Seriously? We can’t maintain the millions of miles of roads (& bridges) we have now, & you want to add something to them? Not only add something but add something powered? Are you proposing burying power to them? If so, have you seen the costs per mile for burying electrical service? This would probably be less as it’s lower power, but even at 1/10 of electric service cost you are in the neighborhood of $100m/mile. Even if they’re individually solar powered you’ll need a repair budget as thing like falling trees, freeze/thaw pothole cycles, & snowplowing will damage some percentage of them.
I just wanted to say this has been the most popular thread I’ve ever created, and I’ve been on the SDMB for almost 20 years. Lizard has still got his mojo!
Uh, yeah seriously. You could have things like cell towers every so many miles that pump out info on local road conditions that could be updated by local authorities. You could have materials embedded in curbs or the centre of roadways that could give information that wouldn’t require much power.
SamualA’s post upthread was a great overview of how these distributed machines can learn from one another and improve on a real-time basis. People seem to have lost track of that.
I’m not sure that we will require beacons to aid autonomous vehicles, but even if we did, they could be implemented over many years if they are found useful.

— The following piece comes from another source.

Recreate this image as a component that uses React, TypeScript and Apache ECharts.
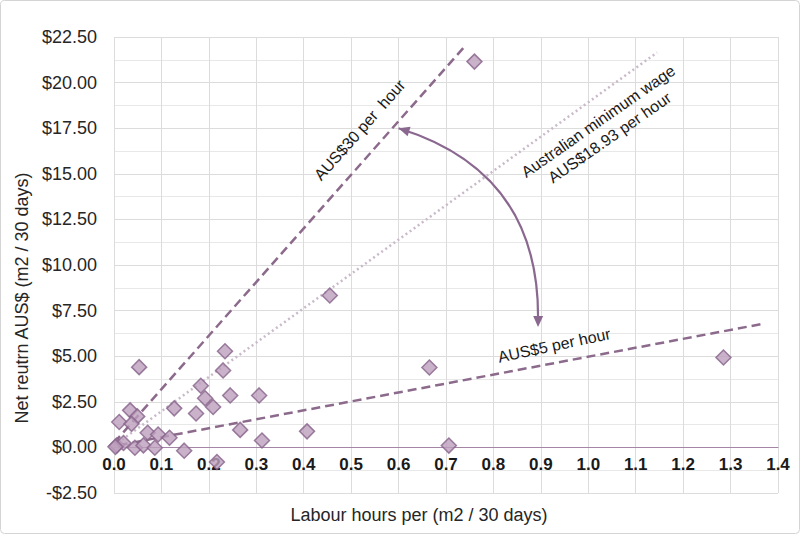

Responses like that it’s totally improbable for x reason were the same arguments that people against cars in 1918 would have posed. And because roads and highways were found to be useful, they were built and maintained. If it’s shown that autonomous vehicles save thousands of lives and billions of dollars, you can bet that a network of beacons will be built and maintained. However, some may disagree that these benefits will ever materialize. I guess we’ll see.